* START THE INPUT *

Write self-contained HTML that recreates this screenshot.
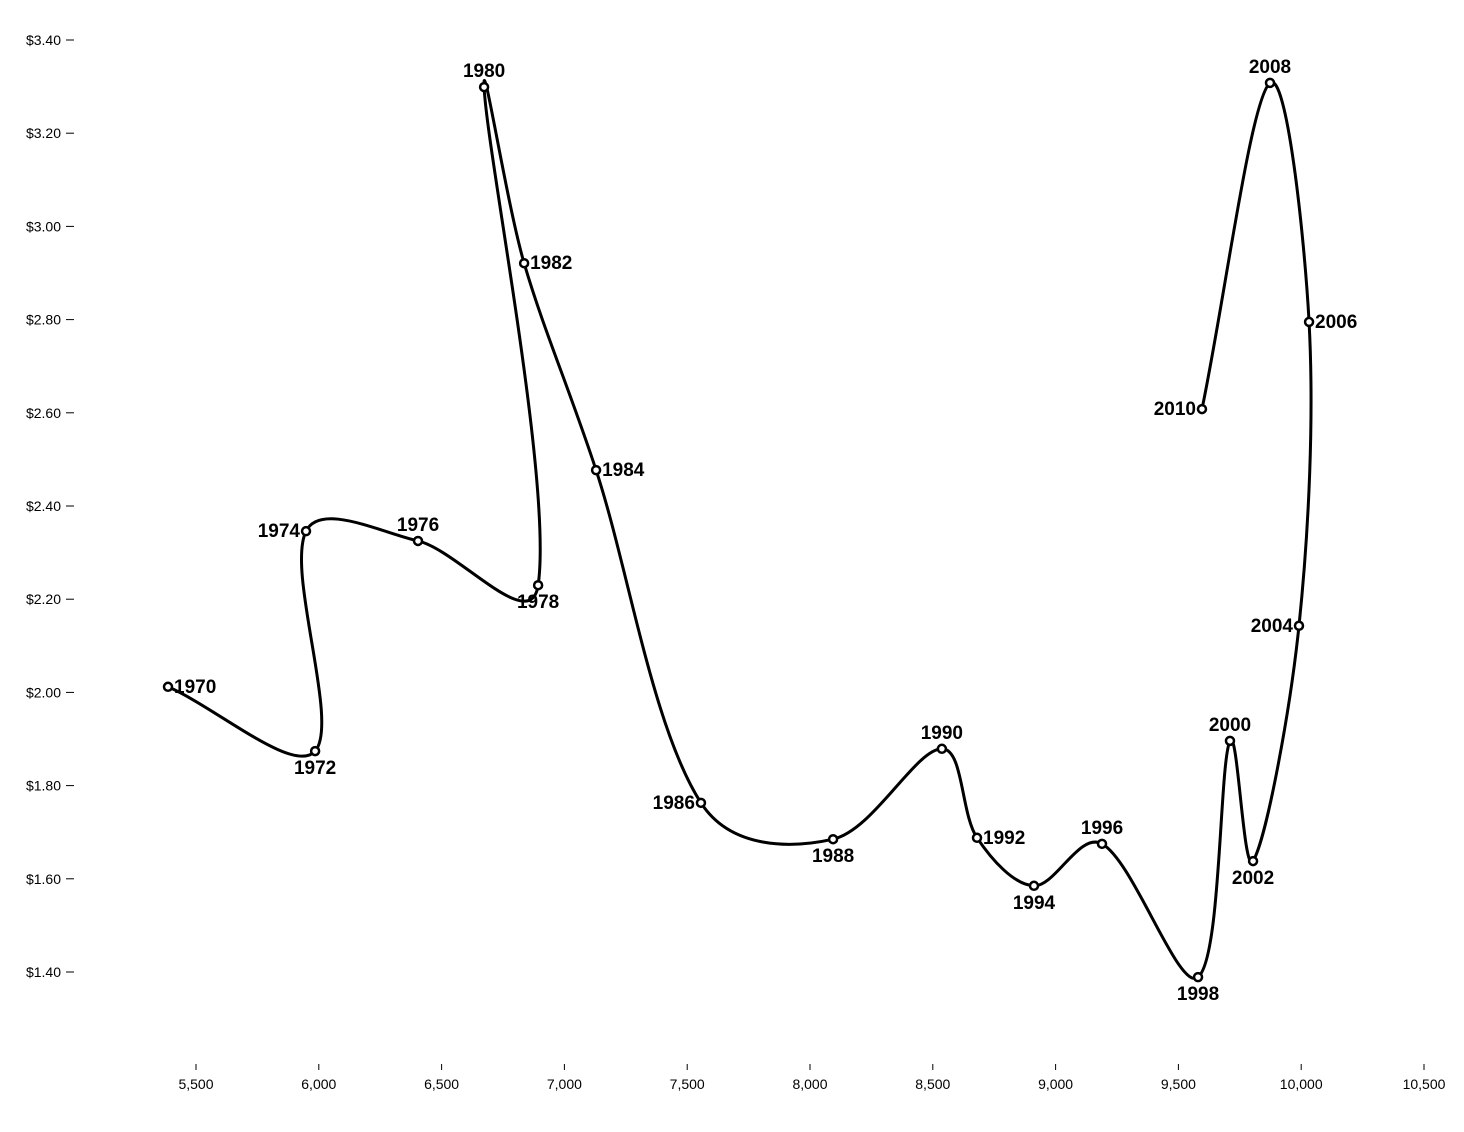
<!DOCTYPE html>
<html><head><meta charset="utf-8">
<style>
html,body{margin:0;padding:0;background:#fff;}
svg{display:block;font-family:"Liberation Sans",sans-serif;}
.tick text{font-size:14px;fill:#000;}
.lbl{font-size:19px;font-weight:bold;fill:#000;}
</style></head>
<body>
<svg id="chart" width="1464" height="1132"></svg>
<script>
const years=[1970,1972,1974,1976,1978,1980,1982,1984,1986,1988,1990,1992,1994,1996,1998,2000,2002,2004,2006,2008,2010];
const miles=[5386,5985,5948,6404,6893,6673,6836,7129,7556,8094,8537,8680,8912,9189,9580,9710,9804,9991,10032,9873,9596];
const gas=[2.012,1.874,2.346,2.325,2.230,3.299,2.921,2.477,1.763,1.685,1.879,1.688,1.585,1.675,1.389,1.896,1.638,2.143,2.795,3.308,2.608];
const orient=["right","bottom","left","top","bottom","top","right","right","left","bottom","top","right","bottom","top","bottom","top","bottom","left","right","top","left"];
const xTicks=[5500,6000,6500,7000,7500,8000,8500,9000,9500,10000,10500];
const yTicks=[1.4,1.6,1.8,2.0,2.2,2.4,2.6,2.8,3.0,3.2,3.4];

const NS="http://www.w3.org/2000/svg";
const svg=document.getElementById('chart');
const x=m=>196+(m-5500)*(1228/5000);
const y=v=>40+(3.4-v)*466;
function el(t,a,p){const e=document.createElementNS(NS,t);for(const k in a)e.setAttribute(k,a[k]);(p||svg).appendChild(e);return e;}

const xa=el('g',{});


xTicks.forEach(t=>{
  const g=el('g',{class:'tick'},xa);
  
  
  el('line',{x1:x(t),x2:x(t),y1:1064,y2:1070,stroke:'#000'},g);
  const tx=el('text',{x:x(t),y:1089,'text-anchor':'middle'},g);
  tx.textContent=t.toLocaleString('en-US');
});
const ya=el('g',{});


yTicks.forEach(t=>{
  const g=el('g',{class:'tick'},ya);
  
  
  el('line',{x1:66,x2:74,y1:y(t),y2:y(t),stroke:'#000'},g);
  const tx=el('text',{x:61,y:y(t)+5,'text-anchor':'end'},g);
  tx.textContent='$'+t.toFixed(2);
});

const P=years.map((_,i)=>[x(miles[i]),y(gas[i])]);
function dist(a,b){return Math.hypot(a[0]-b[0],a[1]-b[1]);}
let d='M'+P[0][0]+','+P[0][1];
for(let i=0;i<P.length-1;i++){
  const p0=P[i-1]||P[i],p1=P[i],p2=P[i+1],p3=P[i+2]||P[i+1];
  const a=0.5;
  let d1=Math.pow(dist(p0,p1),a)||1e-6,d2=Math.pow(dist(p1,p2),a)||1e-6,d3=Math.pow(dist(p2,p3),a)||1e-6;
  if(i===0)d1=d2; if(i===P.length-2)d3=d2;
  const c1=[0,1].map(k=>p1[k]+(p2[k]-p0[k])/(d1+d2)*d2/3*((i===0)?0:1)+((i===0)?(p2[k]-p1[k])/3:0));
  const c2=[0,1].map(k=>p2[k]-(p3[k]-p1[k])/(d2+d3)*d2/3*((i===P.length-2)?0:1)-((i===P.length-2)?(p2[k]-p1[k])/3:0));
  d+=`C${c1[0]},${c1[1]} ${c2[0]},${c2[1]} ${p2[0]},${p2[1]}`;
}
const line=el('path',{d:d,fill:'none',stroke:'#000','stroke-width':3,'stroke-linejoin':'round','stroke-linecap':'round'});



years.forEach((yr,i)=>{
  const cx=x(miles[i]),cy=y(gas[i]);
  const c=el('circle',{cx:cx,cy:cy,r:4,fill:'#fff',stroke:'#000','stroke-width':2.5});
  
  
  let tx=cx,ty=cy,an='middle';
  const o=orient[i];
  if(o==='top'){ty=cy-10;}
  else if(o==='bottom'){ty=cy+23;}
  else if(o==='left'){tx=cx-6;ty=cy+6;an='end';}
  else {tx=cx+6;ty=cy+6;an='start';}
  const t=el('text',{x:tx,y:ty,'text-anchor':an,class:'lbl'});
  
  
  t.textContent=yr;
});
</script>
</body></html>
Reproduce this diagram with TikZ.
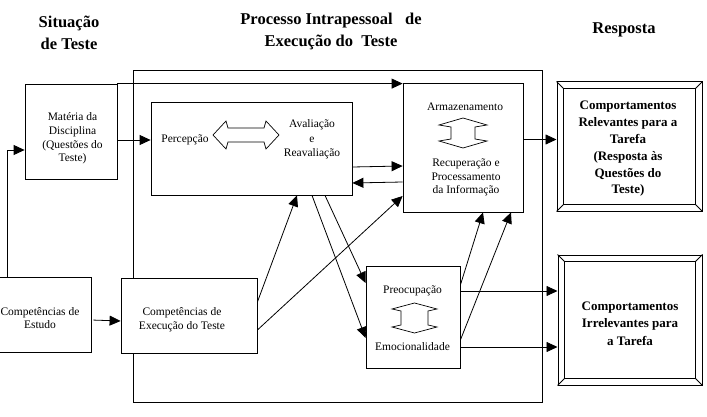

* END THE INPUT *

Print each of the records above exactly as written, leaving no picture in the copy.

Write self-contained HTML that recreates this screenshot.
<!DOCTYPE html>
<html><head><meta charset="utf-8">
<style>
html,body{margin:0;padding:0;background:#fff;}
svg{display:block;font-family:"Liberation Sans",sans-serif;}
.tick text{font-size:14px;fill:#000;}
.lbl{font-size:19px;font-weight:bold;fill:#000;}
</style></head>
<body>
<svg id="chart" width="1464" height="1132"></svg>
<script>
const years=[1970,1972,1974,1976,1978,1980,1982,1984,1986,1988,1990,1992,1994,1996,1998,2000,2002,2004,2006,2008,2010];
const miles=[5386,5985,5948,6404,6893,6673,6836,7129,7556,8094,8537,8680,8912,9189,9580,9710,9804,9991,10032,9873,9596];
const gas=[2.012,1.874,2.346,2.325,2.230,3.299,2.921,2.477,1.763,1.685,1.879,1.688,1.585,1.675,1.389,1.896,1.638,2.143,2.795,3.308,2.608];
const orient=["right","bottom","left","top","bottom","top","right","right","left","bottom","top","right","bottom","top","bottom","top","bottom","left","right","top","left"];
const xTicks=[5500,6000,6500,7000,7500,8000,8500,9000,9500,10000,10500];
const yTicks=[1.4,1.6,1.8,2.0,2.2,2.4,2.6,2.8,3.0,3.2,3.4];

const NS="http://www.w3.org/2000/svg";
const svg=document.getElementById('chart');
const x=m=>196+(m-5500)*(1228/5000);
const y=v=>40+(3.4-v)*466;
function el(t,a,p){const e=document.createElementNS(NS,t);for(const k in a)e.setAttribute(k,a[k]);(p||svg).appendChild(e);return e;}

const xa=el('g',{});


xTicks.forEach(t=>{
  const g=el('g',{class:'tick'},xa);
  
  
  el('line',{x1:x(t),x2:x(t),y1:1064,y2:1070,stroke:'#000'},g);
  const tx=el('text',{x:x(t),y:1089,'text-anchor':'middle'},g);
  tx.textContent=t.toLocaleString('en-US');
});
const ya=el('g',{});


yTicks.forEach(t=>{
  const g=el('g',{class:'tick'},ya);
  
  
  el('line',{x1:66,x2:74,y1:y(t),y2:y(t),stroke:'#000'},g);
  const tx=el('text',{x:61,y:y(t)+5,'text-anchor':'end'},g);
  tx.textContent='$'+t.toFixed(2);
});

const P=years.map((_,i)=>[x(miles[i]),y(gas[i])]);
function dist(a,b){return Math.hypot(a[0]-b[0],a[1]-b[1]);}
let d='M'+P[0][0]+','+P[0][1];
for(let i=0;i<P.length-1;i++){
  const p0=P[i-1]||P[i],p1=P[i],p2=P[i+1],p3=P[i+2]||P[i+1];
  const a=0.5;
  let d1=Math.pow(dist(p0,p1),a)||1e-6,d2=Math.pow(dist(p1,p2),a)||1e-6,d3=Math.pow(dist(p2,p3),a)||1e-6;
  if(i===0)d1=d2; if(i===P.length-2)d3=d2;
  const c1=[0,1].map(k=>p1[k]+(p2[k]-p0[k])/(d1+d2)*d2/3*((i===0)?0:1)+((i===0)?(p2[k]-p1[k])/3:0));
  const c2=[0,1].map(k=>p2[k]-(p3[k]-p1[k])/(d2+d3)*d2/3*((i===P.length-2)?0:1)-((i===P.length-2)?(p2[k]-p1[k])/3:0));
  d+=`C${c1[0]},${c1[1]} ${c2[0]},${c2[1]} ${p2[0]},${p2[1]}`;
}
const line=el('path',{d:d,fill:'none',stroke:'#000','stroke-width':3,'stroke-linejoin':'round','stroke-linecap':'round'});



years.forEach((yr,i)=>{
  const cx=x(miles[i]),cy=y(gas[i]);
  const c=el('circle',{cx:cx,cy:cy,r:4,fill:'#fff',stroke:'#000','stroke-width':2.5});
  
  
  let tx=cx,ty=cy,an='middle';
  const o=orient[i];
  if(o==='top'){ty=cy-10;}
  else if(o==='bottom'){ty=cy+23;}
  else if(o==='left'){tx=cx-6;ty=cy+6;an='end';}
  else {tx=cx+6;ty=cy+6;an='start';}
  const t=el('text',{x:tx,y:ty,'text-anchor':an,class:'lbl'});
  
  
  t.textContent=yr;
});
</script>
</body></html>
Reproduce this diagram with TikZ.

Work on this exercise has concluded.